“Your need a paramour/someone to pluck your eyebrows for…”
-Cinerama, “Heels”
Years ago (my god, how many of my stories start that way?) my ex-boyfriend (a French guy) was reading a book – I don’t remember what the book title was nor what it was about but suspect it had something to do with language misunderstandings/misheard words and expressions. He came to me with the following quote, “Meanwhile, Richard Parker Bowles, brother of Camilla’s ex-husband, Andrew, said that from the beginning Camilla approved of Charles marrying Diana while she remained his power mower. (Richmond, VA Times-Dispatch, Jan. 1995)” and could not understand what “power mower” was meant to be. It was “paramour”. I still laugh about this sometimes.
I need a power mower!
Would perhaps the understanding of this word have been different depending on the accent of the speaker? I have said it before and will keep saying it – I could listen to a nice Scottish accent every day and love every second of it.

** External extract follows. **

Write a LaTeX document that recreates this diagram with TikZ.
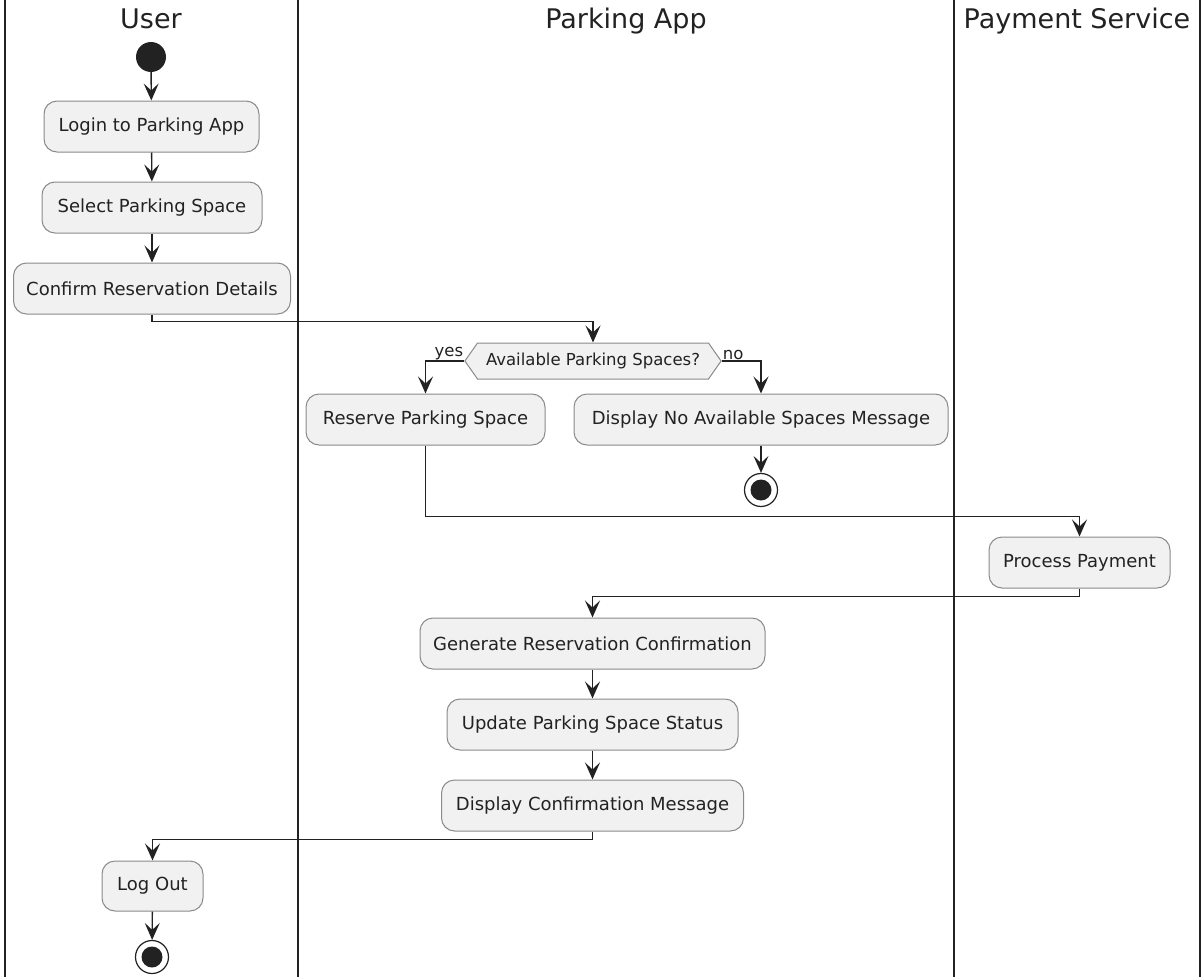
\documentclass[tikz,border=0pt]{standalone}
\usepackage{fontspec}
\setmainfont{DejaVu Sans}
\usetikzlibrary{arrows.meta,shapes.symbols}
\definecolor{actfill}{HTML}{F1F1F1}
\definecolor{actline}{HTML}{8A8A8A}
\definecolor{ink}{HTML}{222222}

\begin{document}
\begin{tikzpicture}[x=1pt, y=-1pt,
  lane/.style={draw=ink, line width=2pt},
  hdr/.style={font=\fontsize{27}{32}\selectfont, text=ink, anchor=base},
  act/.style={rectangle, rounded corners=13pt, draw=actline, line width=1pt,
    fill=actfill, minimum height=51pt, inner xsep=0pt,
    font=\fontsize{18}{22}\selectfont, text=ink},
  dec/.style={signal, signal to=west and east, signal pointer angle=110,
    draw=actline, line width=1pt, fill=actfill, minimum height=36pt,
    inner xsep=8.5pt, inner ysep=0pt, font=\fontsize{16.5}{20}\selectfont,
    text=ink},
  startpt/.style={circle, fill=ink, minimum size=30pt, inner sep=0pt},
  stoppt/.style={circle, draw=ink, line width=1.2pt, fill=white,
    minimum size=33pt, inner sep=0pt,
    path picture={\fill[ink] (path picture bounding box.center) circle (10.5pt);}},
  flow/.style={draw=ink, line width=1.4pt,
    -{Stealth[length=17pt, width=15pt, inset=7pt]}},
  brlbl/.style={font=\fontsize{16.5}{20}\selectfont, text=ink, inner sep=1pt},
]
\useasboundingbox (0,0) rectangle (1203,977);

% Swimlanes
\draw[lane] (5,0) -- (5,977);
\draw[lane] (298,0) -- (298,977);
\draw[lane] (954,0) -- (954,977);
\draw[lane] (1200,0) -- (1200,977);
\node[hdr] at (151,28) {User};
\node[hdr] at (626,28) {Parking App};
\node[hdr] at (1077,28) {Payment Service};

% User lane
\node[startpt] (start) at (151,57) {};
\node[act, minimum width=215pt] (login) at (151.5,126.5) {Login to Parking App};
\node[act, minimum width=220pt] (select) at (152,207.5) {Select Parking Space};
\node[act, minimum width=277pt] (confirm) at (152,288.5) {Confirm Reservation Details};

% Parking App lane: availability check
\node[dec] (avail) at (593,361) {Available Parking Spaces?};
\node[act, minimum width=239pt] (reserve) at (425.5,419.5) {Reserve Parking Space};
\node[act, minimum width=374pt] (nomsg) at (761,419.5) {Display No Available Spaces Message};
\node[stoppt] (stopb) at (761,490) {};
\node[brlbl, anchor=south east] (yes) at (avail.west) {yes};
\node[brlbl, anchor=south west] (no) at (avail.east) {no};

% Payment Service lane
\node[act, minimum width=181pt] (pay) at (1079.5,562.5) {Process Payment};

% Parking App lane: confirmation
\node[act, minimum width=345pt] (gen) at (592.5,643.5) {Generate Reservation Confirmation};
\node[act, minimum width=291pt] (upd) at (592.5,724.5) {Update Parking Space Status};
\node[act, minimum width=302pt] (conf) at (592.5,805.5) {Display Confirmation Message};

% User lane: end
\node[act, minimum width=101pt, minimum height=50pt] (logout) at (152.5,886) {Log Out};
\node[stoppt] (stopa) at (152,957) {};

% Flows
\draw[flow] (start) -- (login);
\draw[flow] (login) -- (select);
\draw[flow] (select) -- (confirm);
\draw[flow] (confirm.south) -- ++(0,7) -| (avail.north);
\draw[flow] (avail.west) -| (reserve.north);
\draw[flow] (avail.east) -| (nomsg.north);
\draw[flow] (nomsg) -- (stopb);
\draw[flow] (reserve.south) -- ++(0,71) -| (pay.north);
\draw[flow] (pay.south) -- ++(0,8) -| (gen.north);
\draw[flow] (gen) -- (upd);
\draw[flow] (upd) -- (conf);
\draw[flow] (conf.south) -- ++(0,8) -| (logout.north);
\draw[flow] (logout) -- (stopa);

\end{tikzpicture}
\end{document}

Different accents, voices, languages have the power to do something to us, affecting us on a chemical, physiological level, it seems. I suppose this explains why I want to tell people to shut up so often. Haha. Sometimes it is definitely just the sound. I don’t understand more than five words of Hungarian, but I could listen to and not understand any of it and still want to listen to it all day. I love the rhythm and sound of the unfamiliar words strung together melodiously. (It is not always the case that the language we do not understand is heartwarming. The same aforementioned French guy had no love for the incomprehensible Scottish accents we encountered on holiday in Scotland. I had to act as interpreter although he would politely stand there nodding in a reassuring way as B&B hosts told us stories as we got settled in. Only later did he tell me he had feigned understanding and needed translation (truer to say that he demanded, “What in the hell was she talking about?”).